- Dataset excerpt -
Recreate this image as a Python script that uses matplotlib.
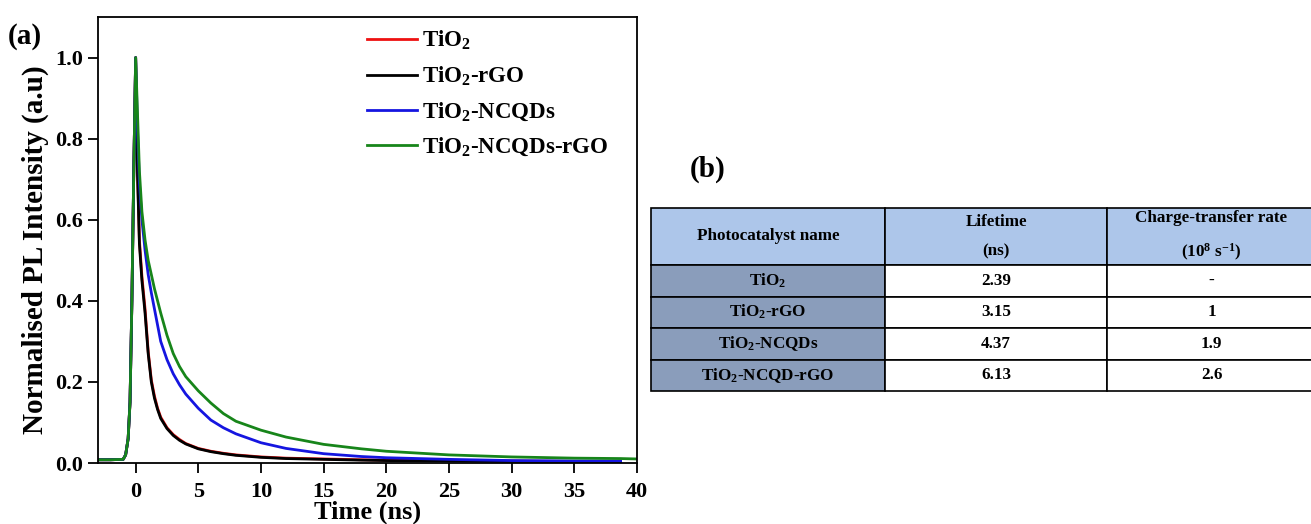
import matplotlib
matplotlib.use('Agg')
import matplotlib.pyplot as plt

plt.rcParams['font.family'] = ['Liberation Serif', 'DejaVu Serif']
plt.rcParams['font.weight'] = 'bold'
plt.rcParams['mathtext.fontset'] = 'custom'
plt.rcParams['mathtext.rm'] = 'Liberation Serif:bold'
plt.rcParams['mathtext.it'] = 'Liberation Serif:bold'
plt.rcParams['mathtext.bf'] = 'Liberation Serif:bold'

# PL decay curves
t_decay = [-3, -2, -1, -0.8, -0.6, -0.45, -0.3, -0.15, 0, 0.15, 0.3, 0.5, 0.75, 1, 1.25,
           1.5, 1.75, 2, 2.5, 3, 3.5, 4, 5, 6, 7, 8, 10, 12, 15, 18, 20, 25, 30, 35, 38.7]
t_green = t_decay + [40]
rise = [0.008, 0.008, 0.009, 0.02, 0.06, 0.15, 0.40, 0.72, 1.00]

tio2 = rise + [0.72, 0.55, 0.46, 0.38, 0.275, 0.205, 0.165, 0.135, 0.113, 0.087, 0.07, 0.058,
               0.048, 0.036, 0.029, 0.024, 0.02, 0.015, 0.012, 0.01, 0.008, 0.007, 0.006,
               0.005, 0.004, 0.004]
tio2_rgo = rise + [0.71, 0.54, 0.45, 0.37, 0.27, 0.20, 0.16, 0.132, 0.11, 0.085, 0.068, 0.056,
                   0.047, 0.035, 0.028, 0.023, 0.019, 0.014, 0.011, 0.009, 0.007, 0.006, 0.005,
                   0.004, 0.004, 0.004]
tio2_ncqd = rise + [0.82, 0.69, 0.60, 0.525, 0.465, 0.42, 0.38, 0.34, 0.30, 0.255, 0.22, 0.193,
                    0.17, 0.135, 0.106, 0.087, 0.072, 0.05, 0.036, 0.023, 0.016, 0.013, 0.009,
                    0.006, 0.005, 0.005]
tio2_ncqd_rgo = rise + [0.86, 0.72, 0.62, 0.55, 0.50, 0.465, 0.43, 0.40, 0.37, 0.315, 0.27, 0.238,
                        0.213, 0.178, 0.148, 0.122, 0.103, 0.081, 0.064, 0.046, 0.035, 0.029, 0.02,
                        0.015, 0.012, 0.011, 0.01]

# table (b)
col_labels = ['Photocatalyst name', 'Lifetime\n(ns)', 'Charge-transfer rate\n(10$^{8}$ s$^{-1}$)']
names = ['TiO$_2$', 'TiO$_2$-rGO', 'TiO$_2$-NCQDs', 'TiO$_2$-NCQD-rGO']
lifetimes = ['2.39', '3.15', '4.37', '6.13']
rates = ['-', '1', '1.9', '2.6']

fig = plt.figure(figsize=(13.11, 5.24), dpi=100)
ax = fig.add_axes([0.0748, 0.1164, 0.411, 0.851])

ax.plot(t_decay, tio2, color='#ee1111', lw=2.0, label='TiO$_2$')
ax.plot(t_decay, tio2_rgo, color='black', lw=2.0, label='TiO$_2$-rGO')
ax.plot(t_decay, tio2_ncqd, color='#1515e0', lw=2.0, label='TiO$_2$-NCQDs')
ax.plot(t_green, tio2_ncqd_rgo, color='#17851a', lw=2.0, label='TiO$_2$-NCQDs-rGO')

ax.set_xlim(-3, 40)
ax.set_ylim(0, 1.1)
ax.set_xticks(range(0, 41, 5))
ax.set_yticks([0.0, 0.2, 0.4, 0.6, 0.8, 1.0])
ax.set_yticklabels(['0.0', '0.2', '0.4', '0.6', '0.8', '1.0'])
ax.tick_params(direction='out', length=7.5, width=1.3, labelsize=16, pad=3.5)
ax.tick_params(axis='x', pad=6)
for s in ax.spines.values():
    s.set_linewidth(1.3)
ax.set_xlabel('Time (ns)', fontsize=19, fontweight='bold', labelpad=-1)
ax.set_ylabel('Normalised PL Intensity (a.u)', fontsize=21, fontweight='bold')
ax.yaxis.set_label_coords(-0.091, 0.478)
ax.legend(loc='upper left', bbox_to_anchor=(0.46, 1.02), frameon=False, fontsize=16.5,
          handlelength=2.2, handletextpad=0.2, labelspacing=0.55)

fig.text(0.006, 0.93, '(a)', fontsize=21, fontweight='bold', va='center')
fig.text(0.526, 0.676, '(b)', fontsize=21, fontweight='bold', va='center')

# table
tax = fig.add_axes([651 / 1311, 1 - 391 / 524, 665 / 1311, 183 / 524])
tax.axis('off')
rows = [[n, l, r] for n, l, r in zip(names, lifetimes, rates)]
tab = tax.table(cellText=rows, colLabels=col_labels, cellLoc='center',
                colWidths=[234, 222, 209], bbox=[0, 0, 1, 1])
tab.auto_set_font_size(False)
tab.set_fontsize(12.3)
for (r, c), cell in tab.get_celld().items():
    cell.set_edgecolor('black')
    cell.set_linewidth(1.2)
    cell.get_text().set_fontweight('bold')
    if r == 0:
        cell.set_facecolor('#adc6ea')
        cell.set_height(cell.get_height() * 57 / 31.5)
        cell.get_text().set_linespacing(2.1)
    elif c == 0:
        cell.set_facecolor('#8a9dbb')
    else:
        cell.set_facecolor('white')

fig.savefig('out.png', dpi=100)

- Directions -
Reproduce the whole listing above word for word, but not its pictures.

- Expected answer -
Recreate this image as a Python script that uses matplotlib.
import matplotlib
matplotlib.use('Agg')
import matplotlib.pyplot as plt

plt.rcParams['font.family'] = ['Liberation Serif', 'DejaVu Serif']
plt.rcParams['font.weight'] = 'bold'
plt.rcParams['mathtext.fontset'] = 'custom'
plt.rcParams['mathtext.rm'] = 'Liberation Serif:bold'
plt.rcParams['mathtext.it'] = 'Liberation Serif:bold'
plt.rcParams['mathtext.bf'] = 'Liberation Serif:bold'

# PL decay curves
t_decay = [-3, -2, -1, -0.8, -0.6, -0.45, -0.3, -0.15, 0, 0.15, 0.3, 0.5, 0.75, 1, 1.25,
           1.5, 1.75, 2, 2.5, 3, 3.5, 4, 5, 6, 7, 8, 10, 12, 15, 18, 20, 25, 30, 35, 38.7]
t_green = t_decay + [40]
rise = [0.008, 0.008, 0.009, 0.02, 0.06, 0.15, 0.40, 0.72, 1.00]

tio2 = rise + [0.72, 0.55, 0.46, 0.38, 0.275, 0.205, 0.165, 0.135, 0.113, 0.087, 0.07, 0.058,
               0.048, 0.036, 0.029, 0.024, 0.02, 0.015, 0.012, 0.01, 0.008, 0.007, 0.006,
               0.005, 0.004, 0.004]
tio2_rgo = rise + [0.71, 0.54, 0.45, 0.37, 0.27, 0.20, 0.16, 0.132, 0.11, 0.085, 0.068, 0.056,
                   0.047, 0.035, 0.028, 0.023, 0.019, 0.014, 0.011, 0.009, 0.007, 0.006, 0.005,
                   0.004, 0.004, 0.004]
tio2_ncqd = rise + [0.82, 0.69, 0.60, 0.525, 0.465, 0.42, 0.38, 0.34, 0.30, 0.255, 0.22, 0.193,
                    0.17, 0.135, 0.106, 0.087, 0.072, 0.05, 0.036, 0.023, 0.016, 0.013, 0.009,
                    0.006, 0.005, 0.005]
tio2_ncqd_rgo = rise + [0.86, 0.72, 0.62, 0.55, 0.50, 0.465, 0.43, 0.40, 0.37, 0.315, 0.27, 0.238,
                        0.213, 0.178, 0.148, 0.122, 0.103, 0.081, 0.064, 0.046, 0.035, 0.029, 0.02,
                        0.015, 0.012, 0.011, 0.01]

# table (b)
col_labels = ['Photocatalyst name', 'Lifetime\n(ns)', 'Charge-transfer rate\n(10$^{8}$ s$^{-1}$)']
names = ['TiO$_2$', 'TiO$_2$-rGO', 'TiO$_2$-NCQDs', 'TiO$_2$-NCQD-rGO']
lifetimes = ['2.39', '3.15', '4.37', '6.13']
rates = ['-', '1', '1.9', '2.6']

fig = plt.figure(figsize=(13.11, 5.24), dpi=100)
ax = fig.add_axes([0.0748, 0.1164, 0.411, 0.851])

ax.plot(t_decay, tio2, color='#ee1111', lw=2.0, label='TiO$_2$')
ax.plot(t_decay, tio2_rgo, color='black', lw=2.0, label='TiO$_2$-rGO')
ax.plot(t_decay, tio2_ncqd, color='#1515e0', lw=2.0, label='TiO$_2$-NCQDs')
ax.plot(t_green, tio2_ncqd_rgo, color='#17851a', lw=2.0, label='TiO$_2$-NCQDs-rGO')

ax.set_xlim(-3, 40)
ax.set_ylim(0, 1.1)
ax.set_xticks(range(0, 41, 5))
ax.set_yticks([0.0, 0.2, 0.4, 0.6, 0.8, 1.0])
ax.set_yticklabels(['0.0', '0.2', '0.4', '0.6', '0.8', '1.0'])
ax.tick_params(direction='out', length=7.5, width=1.3, labelsize=16, pad=3.5)
ax.tick_params(axis='x', pad=6)
for s in ax.spines.values():
    s.set_linewidth(1.3)
ax.set_xlabel('Time (ns)', fontsize=19, fontweight='bold', labelpad=-1)
ax.set_ylabel('Normalised PL Intensity (a.u)', fontsize=21, fontweight='bold')
ax.yaxis.set_label_coords(-0.091, 0.478)
ax.legend(loc='upper left', bbox_to_anchor=(0.46, 1.02), frameon=False, fontsize=16.5,
          handlelength=2.2, handletextpad=0.2, labelspacing=0.55)

fig.text(0.006, 0.93, '(a)', fontsize=21, fontweight='bold', va='center')
fig.text(0.526, 0.676, '(b)', fontsize=21, fontweight='bold', va='center')

# table
tax = fig.add_axes([651 / 1311, 1 - 391 / 524, 665 / 1311, 183 / 524])
tax.axis('off')
rows = [[n, l, r] for n, l, r in zip(names, lifetimes, rates)]
tab = tax.table(cellText=rows, colLabels=col_labels, cellLoc='center',
                colWidths=[234, 222, 209], bbox=[0, 0, 1, 1])
tab.auto_set_font_size(False)
tab.set_fontsize(12.3)
for (r, c), cell in tab.get_celld().items():
    cell.set_edgecolor('black')
    cell.set_linewidth(1.2)
    cell.get_text().set_fontweight('bold')
    if r == 0:
        cell.set_facecolor('#adc6ea')
        cell.set_height(cell.get_height() * 57 / 31.5)
        cell.get_text().set_linespacing(2.1)
    elif c == 0:
        cell.set_facecolor('#8a9dbb')
    else:
        cell.set_facecolor('white')

fig.savefig('out.png', dpi=100)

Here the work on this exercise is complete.